Raw records ▸

══════════════════════════════

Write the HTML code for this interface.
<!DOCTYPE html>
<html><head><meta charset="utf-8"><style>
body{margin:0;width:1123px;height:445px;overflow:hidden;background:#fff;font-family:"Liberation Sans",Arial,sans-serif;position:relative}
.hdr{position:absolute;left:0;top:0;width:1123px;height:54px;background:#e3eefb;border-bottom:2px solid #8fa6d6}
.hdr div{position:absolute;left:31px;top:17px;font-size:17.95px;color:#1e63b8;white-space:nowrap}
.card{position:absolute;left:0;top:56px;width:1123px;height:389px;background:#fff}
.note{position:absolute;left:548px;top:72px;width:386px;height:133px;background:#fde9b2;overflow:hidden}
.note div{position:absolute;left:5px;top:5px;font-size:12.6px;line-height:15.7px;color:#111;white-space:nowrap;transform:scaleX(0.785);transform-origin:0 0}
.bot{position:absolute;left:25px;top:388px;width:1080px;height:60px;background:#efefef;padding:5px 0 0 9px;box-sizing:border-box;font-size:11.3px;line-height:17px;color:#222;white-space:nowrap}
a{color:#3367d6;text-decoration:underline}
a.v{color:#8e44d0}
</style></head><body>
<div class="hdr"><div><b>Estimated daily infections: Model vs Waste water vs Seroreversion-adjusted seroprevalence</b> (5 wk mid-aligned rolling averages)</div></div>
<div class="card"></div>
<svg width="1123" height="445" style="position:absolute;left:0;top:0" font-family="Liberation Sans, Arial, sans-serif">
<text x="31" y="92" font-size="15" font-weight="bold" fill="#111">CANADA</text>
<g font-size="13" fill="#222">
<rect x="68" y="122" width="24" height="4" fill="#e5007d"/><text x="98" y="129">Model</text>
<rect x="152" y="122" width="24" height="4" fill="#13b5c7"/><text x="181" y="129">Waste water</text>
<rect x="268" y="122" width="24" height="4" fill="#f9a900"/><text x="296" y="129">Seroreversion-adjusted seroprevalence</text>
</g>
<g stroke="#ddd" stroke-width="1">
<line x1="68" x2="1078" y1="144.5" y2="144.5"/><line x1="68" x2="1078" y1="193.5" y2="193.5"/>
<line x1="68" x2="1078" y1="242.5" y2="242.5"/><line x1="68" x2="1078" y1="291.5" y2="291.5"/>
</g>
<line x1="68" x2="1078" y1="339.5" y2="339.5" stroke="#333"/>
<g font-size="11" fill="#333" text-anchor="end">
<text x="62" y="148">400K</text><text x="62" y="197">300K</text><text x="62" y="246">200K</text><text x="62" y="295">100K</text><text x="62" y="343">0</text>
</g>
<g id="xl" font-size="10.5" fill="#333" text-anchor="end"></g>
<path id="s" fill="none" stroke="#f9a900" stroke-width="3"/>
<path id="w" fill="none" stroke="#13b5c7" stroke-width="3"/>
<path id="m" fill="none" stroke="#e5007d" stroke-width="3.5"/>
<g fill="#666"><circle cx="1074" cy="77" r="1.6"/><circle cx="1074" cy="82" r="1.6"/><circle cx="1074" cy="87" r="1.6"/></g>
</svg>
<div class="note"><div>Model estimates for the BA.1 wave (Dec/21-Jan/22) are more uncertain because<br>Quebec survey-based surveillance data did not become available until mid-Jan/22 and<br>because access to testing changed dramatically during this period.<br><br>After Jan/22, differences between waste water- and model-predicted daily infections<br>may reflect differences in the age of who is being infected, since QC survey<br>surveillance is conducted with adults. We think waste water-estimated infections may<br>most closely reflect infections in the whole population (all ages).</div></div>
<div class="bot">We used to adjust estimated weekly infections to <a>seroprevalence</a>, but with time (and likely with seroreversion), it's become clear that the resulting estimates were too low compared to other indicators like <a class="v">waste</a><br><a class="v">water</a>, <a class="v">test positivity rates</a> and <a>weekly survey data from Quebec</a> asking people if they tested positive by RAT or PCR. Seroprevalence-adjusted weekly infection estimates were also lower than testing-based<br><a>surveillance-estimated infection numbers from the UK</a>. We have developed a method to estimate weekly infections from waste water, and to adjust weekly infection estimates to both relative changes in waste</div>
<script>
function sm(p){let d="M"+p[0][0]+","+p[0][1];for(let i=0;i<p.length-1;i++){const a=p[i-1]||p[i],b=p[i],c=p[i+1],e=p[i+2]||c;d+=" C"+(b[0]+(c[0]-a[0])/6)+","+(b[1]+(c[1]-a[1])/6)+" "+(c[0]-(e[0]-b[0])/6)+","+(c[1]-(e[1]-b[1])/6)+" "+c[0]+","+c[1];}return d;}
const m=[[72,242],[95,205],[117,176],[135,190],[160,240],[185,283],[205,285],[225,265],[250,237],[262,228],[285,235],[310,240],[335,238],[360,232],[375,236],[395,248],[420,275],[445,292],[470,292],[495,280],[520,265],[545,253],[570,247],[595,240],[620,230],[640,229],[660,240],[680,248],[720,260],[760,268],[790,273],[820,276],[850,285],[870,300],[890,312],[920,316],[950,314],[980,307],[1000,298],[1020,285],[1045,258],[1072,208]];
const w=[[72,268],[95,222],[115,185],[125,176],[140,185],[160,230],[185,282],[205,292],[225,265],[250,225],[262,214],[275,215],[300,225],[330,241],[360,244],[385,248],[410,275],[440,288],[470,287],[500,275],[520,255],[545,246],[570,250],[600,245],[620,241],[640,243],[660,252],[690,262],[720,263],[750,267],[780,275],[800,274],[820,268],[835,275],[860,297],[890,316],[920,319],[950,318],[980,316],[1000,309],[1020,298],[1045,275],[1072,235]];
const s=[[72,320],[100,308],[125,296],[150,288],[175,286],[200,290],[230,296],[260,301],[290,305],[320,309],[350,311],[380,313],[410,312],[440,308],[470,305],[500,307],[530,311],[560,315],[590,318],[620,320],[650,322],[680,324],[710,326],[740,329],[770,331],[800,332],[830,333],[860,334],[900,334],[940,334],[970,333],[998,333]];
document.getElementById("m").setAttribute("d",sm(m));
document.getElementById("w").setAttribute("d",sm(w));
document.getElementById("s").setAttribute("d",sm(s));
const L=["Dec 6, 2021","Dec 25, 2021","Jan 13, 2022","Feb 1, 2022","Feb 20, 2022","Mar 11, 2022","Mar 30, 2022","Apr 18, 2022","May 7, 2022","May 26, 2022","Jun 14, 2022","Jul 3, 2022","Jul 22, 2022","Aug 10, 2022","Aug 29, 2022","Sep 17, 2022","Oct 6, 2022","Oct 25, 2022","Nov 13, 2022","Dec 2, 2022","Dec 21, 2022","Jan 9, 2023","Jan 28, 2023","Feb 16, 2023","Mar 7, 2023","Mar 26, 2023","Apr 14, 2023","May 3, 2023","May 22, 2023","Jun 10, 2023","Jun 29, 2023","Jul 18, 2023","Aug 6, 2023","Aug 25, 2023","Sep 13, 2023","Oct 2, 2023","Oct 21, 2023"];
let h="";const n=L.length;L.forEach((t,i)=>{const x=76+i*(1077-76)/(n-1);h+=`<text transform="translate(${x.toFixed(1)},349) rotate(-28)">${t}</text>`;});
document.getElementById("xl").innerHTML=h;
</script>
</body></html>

══════════════════════════════

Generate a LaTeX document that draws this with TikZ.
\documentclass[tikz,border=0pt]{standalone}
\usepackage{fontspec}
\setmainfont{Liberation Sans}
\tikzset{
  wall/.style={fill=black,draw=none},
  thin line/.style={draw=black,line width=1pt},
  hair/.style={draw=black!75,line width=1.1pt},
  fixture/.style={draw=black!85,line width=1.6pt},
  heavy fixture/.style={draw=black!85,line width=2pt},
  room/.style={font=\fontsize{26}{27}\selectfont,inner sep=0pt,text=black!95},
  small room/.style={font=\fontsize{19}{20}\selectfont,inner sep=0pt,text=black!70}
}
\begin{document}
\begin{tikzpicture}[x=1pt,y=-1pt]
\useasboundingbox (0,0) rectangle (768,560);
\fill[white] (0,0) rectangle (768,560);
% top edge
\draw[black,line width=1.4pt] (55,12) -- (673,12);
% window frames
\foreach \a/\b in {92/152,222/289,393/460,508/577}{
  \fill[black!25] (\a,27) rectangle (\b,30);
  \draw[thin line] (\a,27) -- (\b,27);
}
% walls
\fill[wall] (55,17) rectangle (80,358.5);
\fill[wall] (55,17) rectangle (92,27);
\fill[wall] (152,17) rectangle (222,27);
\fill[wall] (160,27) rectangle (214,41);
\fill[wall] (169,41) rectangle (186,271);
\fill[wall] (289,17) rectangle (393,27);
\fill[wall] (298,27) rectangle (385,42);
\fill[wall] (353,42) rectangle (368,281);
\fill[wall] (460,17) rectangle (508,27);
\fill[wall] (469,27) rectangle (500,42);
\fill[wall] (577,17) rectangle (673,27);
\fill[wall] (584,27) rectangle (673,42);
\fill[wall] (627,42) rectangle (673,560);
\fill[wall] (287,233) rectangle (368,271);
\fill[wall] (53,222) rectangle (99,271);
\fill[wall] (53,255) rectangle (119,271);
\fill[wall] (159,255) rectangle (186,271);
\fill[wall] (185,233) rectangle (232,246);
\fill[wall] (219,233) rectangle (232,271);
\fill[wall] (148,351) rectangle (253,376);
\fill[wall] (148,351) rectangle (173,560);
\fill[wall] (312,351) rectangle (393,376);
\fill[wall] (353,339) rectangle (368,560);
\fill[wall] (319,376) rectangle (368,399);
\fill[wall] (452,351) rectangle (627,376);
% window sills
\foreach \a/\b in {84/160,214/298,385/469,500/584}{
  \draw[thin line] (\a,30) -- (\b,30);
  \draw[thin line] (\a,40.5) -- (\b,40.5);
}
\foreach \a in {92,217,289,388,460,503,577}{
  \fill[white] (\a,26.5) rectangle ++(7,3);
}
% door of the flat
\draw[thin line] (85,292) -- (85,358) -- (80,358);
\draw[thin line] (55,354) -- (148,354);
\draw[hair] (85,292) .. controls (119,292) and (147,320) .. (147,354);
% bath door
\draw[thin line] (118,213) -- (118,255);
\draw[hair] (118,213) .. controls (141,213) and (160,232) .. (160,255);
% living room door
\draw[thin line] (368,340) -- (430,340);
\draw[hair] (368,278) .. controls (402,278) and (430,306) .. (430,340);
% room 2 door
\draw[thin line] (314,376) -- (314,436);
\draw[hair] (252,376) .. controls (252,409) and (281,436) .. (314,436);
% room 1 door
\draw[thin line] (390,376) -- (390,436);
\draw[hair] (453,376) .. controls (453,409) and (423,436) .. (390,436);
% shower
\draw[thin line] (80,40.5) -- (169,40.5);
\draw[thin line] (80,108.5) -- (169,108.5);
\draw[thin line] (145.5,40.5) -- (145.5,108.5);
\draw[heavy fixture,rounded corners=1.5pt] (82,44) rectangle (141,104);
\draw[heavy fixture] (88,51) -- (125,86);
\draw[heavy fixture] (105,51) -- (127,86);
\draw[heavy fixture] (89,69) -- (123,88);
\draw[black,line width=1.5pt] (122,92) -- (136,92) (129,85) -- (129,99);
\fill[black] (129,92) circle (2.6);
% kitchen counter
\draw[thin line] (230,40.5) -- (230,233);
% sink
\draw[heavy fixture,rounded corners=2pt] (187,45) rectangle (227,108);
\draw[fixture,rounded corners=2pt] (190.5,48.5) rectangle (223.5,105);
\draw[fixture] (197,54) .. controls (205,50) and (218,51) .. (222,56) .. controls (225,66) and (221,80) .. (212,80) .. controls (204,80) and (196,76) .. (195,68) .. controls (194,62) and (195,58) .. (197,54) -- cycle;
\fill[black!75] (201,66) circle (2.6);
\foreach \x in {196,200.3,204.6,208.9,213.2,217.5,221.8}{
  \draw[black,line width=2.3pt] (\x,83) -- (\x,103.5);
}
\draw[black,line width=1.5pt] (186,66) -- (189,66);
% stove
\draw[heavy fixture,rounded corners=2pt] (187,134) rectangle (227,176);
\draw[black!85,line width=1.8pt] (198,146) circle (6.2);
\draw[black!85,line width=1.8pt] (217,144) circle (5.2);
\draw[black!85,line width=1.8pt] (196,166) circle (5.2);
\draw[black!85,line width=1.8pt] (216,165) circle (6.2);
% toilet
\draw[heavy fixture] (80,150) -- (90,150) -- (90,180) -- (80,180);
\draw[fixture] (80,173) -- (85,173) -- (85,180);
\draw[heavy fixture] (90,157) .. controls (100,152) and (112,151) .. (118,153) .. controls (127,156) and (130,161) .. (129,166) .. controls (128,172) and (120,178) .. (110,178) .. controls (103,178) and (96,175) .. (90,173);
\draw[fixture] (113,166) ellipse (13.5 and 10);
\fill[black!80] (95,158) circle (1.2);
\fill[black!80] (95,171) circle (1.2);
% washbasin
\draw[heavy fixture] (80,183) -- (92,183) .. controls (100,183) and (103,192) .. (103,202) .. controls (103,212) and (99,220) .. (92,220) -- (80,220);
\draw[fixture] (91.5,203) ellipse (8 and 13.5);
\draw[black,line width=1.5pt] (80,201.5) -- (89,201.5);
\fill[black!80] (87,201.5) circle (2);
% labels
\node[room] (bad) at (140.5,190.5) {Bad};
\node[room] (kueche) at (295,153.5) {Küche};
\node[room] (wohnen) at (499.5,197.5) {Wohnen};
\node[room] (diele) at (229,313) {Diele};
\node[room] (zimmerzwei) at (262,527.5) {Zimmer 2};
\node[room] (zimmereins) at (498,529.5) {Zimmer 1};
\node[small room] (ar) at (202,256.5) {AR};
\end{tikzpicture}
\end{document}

══════════════════════════════

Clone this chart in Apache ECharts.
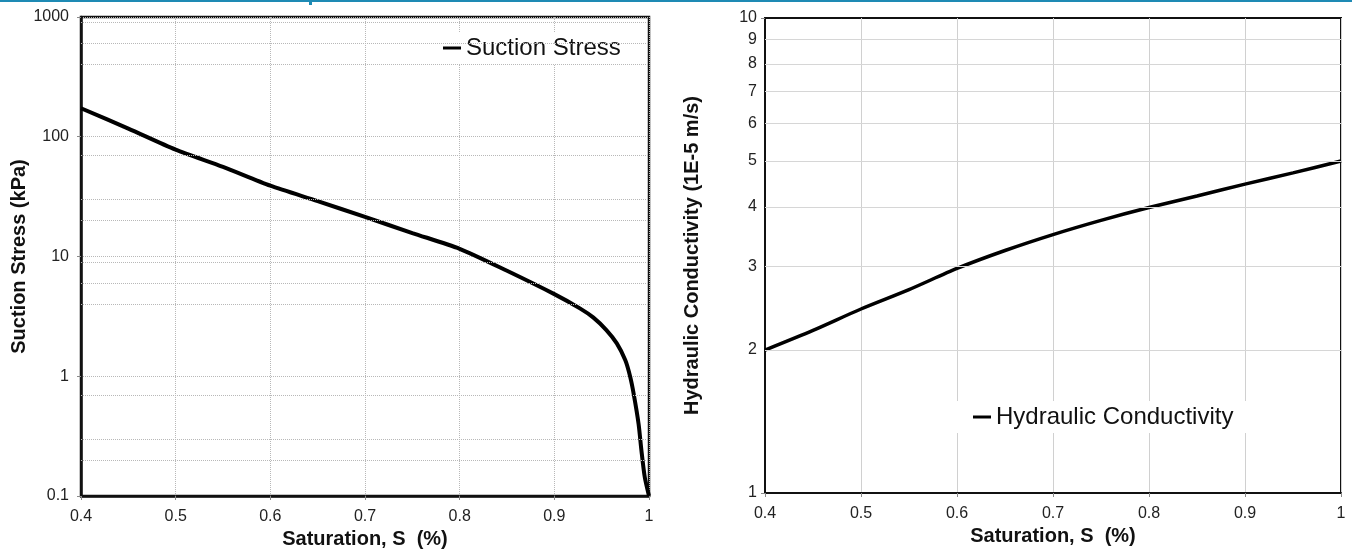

══════════════════════════════

Written task ▸ Pull every line containing the word "that" out of the entries above.

Answer to this exercise ▸
<div class="bot">We used to adjust estimated weekly infections to <a>seroprevalence</a>, but with time (and likely with seroreversion), it's become clear that the resulting estimates were too low compared to other indicators like <a class="v">waste</a><br><a class="v">water</a>, <a class="v">test positivity rates</a> and <a>weekly survey data from Quebec</a> asking people if they tested positive by RAT or PCR. Seroprevalence-adjusted weekly infection estimates were also lower than testing-based<br><a>surveillance-estimated infection numbers from the UK</a>. We have developed a method to estimate weekly infections from waste water, and to adjust weekly infection estimates to both relative changes in waste</div>
Generate a LaTeX document that draws this with TikZ.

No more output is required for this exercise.